Money image via Shutterstock
Money image via Shutterstock

High-tech exits in Israel dropped by 67 percent in 2016, to $3.5 billion from $10.69 billion last year, a report by PWC shows. Exits are defined as initial public offerings and merger and acquisition deals.

There were 55 exits in 2016, lower than both 2015 and 2014, which saw 70 exits each. The average value per exit in 2016 was $64 million, down from $153 million in 2015.

Rubi Suliman, high-tech leader at PwC Israel, said the decline did not necessarily indicate a crisis but meant that the market was taking “a breather” after the latest boom in acquisitions, which reached highs in 2014 and 2015.

“Buyers need some time offline to reap as much benefit from the technologies and companies they already have, and then to check potential new technologies for investment,” Suliman said in a note accompanying the data. “Acquisitions and post-merger integration are complex tasks for every enterprise, no matter how large, and require considerable resources to ensure that the M&A is successful. A notable support for this hypothesis is the fact that this year’s large buyers are significantly different than those we’ve seen last year. In monetary terms, 87% of acquisitions in 2015 were not by those buying in 2016.”

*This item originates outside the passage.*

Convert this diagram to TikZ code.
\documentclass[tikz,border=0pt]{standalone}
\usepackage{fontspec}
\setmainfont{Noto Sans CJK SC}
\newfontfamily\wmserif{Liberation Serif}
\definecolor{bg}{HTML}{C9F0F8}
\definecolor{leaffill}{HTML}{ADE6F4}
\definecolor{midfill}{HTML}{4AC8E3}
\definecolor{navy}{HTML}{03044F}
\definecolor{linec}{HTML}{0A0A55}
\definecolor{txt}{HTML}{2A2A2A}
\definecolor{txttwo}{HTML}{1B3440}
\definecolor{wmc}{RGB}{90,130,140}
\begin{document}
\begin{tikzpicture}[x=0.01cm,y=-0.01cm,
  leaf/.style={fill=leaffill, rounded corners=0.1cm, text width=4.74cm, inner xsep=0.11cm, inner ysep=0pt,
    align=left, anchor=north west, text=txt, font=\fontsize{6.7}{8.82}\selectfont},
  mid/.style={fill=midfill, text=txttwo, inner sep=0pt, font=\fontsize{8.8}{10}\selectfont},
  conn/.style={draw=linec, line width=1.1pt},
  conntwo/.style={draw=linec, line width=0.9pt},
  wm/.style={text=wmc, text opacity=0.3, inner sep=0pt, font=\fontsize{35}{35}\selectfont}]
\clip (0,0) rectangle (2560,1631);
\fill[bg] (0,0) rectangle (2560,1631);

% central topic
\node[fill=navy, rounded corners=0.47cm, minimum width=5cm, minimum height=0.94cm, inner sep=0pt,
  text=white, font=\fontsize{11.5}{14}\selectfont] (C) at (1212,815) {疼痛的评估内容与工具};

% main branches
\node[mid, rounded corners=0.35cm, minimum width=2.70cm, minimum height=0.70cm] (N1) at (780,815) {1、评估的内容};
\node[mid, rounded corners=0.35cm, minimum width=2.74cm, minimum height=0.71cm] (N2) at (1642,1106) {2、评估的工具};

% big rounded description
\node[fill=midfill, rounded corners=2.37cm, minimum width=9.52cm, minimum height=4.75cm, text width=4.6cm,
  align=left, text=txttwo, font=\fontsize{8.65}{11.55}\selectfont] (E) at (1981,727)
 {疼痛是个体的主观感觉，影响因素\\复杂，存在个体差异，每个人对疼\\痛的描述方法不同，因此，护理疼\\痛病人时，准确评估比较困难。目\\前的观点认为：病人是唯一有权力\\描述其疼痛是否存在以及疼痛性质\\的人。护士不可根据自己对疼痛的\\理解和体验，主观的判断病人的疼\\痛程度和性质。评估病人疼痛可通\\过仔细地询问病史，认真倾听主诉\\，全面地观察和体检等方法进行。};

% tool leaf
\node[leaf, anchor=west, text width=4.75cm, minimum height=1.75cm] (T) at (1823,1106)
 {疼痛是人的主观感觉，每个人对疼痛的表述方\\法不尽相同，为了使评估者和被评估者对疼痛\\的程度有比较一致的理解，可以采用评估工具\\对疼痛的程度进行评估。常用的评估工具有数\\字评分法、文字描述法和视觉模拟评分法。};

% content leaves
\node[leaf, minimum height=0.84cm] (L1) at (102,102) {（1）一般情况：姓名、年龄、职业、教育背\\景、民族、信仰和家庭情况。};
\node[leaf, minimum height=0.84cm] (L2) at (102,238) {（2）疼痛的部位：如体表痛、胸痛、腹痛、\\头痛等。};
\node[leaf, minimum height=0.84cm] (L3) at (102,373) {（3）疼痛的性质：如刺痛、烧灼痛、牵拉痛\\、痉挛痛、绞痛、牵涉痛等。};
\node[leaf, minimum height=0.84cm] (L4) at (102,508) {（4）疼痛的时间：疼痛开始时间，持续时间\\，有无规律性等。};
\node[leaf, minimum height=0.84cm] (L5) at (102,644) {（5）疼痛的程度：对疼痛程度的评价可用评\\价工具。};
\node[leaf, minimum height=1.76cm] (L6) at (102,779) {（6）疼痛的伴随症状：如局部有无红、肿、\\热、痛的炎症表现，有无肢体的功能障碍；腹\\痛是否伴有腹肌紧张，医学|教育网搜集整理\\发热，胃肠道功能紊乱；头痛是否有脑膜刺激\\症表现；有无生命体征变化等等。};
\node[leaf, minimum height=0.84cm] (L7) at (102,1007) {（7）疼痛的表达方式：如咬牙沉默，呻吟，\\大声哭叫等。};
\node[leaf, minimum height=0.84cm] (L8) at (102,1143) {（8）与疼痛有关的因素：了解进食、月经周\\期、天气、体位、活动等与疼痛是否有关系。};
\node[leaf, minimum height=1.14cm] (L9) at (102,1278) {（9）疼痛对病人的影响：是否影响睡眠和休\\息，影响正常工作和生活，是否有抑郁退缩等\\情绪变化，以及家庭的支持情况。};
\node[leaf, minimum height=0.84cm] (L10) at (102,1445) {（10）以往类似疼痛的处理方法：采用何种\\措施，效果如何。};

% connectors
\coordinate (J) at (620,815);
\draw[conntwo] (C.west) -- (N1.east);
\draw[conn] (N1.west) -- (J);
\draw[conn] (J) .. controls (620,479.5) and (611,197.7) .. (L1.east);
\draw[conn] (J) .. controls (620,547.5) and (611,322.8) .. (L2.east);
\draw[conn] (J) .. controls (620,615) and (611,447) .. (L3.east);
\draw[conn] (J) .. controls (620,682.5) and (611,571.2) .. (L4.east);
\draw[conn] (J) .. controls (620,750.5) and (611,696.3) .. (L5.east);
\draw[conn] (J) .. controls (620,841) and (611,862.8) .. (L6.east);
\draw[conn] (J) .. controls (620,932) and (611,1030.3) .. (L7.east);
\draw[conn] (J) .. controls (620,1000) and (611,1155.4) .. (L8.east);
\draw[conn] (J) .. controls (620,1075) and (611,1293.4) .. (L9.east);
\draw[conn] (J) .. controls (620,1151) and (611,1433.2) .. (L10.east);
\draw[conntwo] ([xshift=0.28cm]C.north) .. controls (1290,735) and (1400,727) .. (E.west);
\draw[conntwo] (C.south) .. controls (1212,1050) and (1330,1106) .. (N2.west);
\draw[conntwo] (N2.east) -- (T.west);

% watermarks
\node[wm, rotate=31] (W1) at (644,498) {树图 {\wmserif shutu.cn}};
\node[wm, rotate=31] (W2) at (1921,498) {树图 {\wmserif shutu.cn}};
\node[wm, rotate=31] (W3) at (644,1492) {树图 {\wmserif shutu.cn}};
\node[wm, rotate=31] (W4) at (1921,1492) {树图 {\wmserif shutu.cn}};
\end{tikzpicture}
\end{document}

PWC's Rubi Suliman , hi-tech leader (Courtesy)
PWC’s Rubi Suliman, high-tech leader (Courtesy)

The report excluded the sale of Playtica to China’s Giant Interactive Group in 2016 for $4.4 billion, since it was the second time this company was sold and there was no significant exit by Israeli shareholders this time around, PwC said. The sale of Otto to Uber, for $680 million, was also excluded from the data, as the company is owned by an Israeli expatriate but is incorporated in the US and is not active in Israel.

This year was also characterized by only two initial public offerings by Israeli tech companies, down from eight in 2015 and 18 in 2014, PwC said. The two companies that issued shares this year were trendIT, which raised $5.9 million on the London Stock Exchange, and Vonetize, which raised $4.2 million on the Tel Aviv Stock Exchange. The data includes only Israeli companies and those that have a significant Israeli affiliation, and refers to exits with a value greater than $5 million and whose amounts were made public.

The top two deals this year were Oracle’s acquisition of Ravello for $430 million and Francisco Partners which bought SintecMedia for $400 million, the report said.

The market is still seeing a lot of availability of money for investing in Israeli high-tech, with local and international VC and investors all present in the market, Suliman said.

“Those tech companies that will proactively build value for the long run are set to benefit from a renewed wave of acquisitions in the not-so-distant future,” he said. “New players are entering the local market all the time, and others are sure to follow in the future. Chief among those will be Chinese investors.”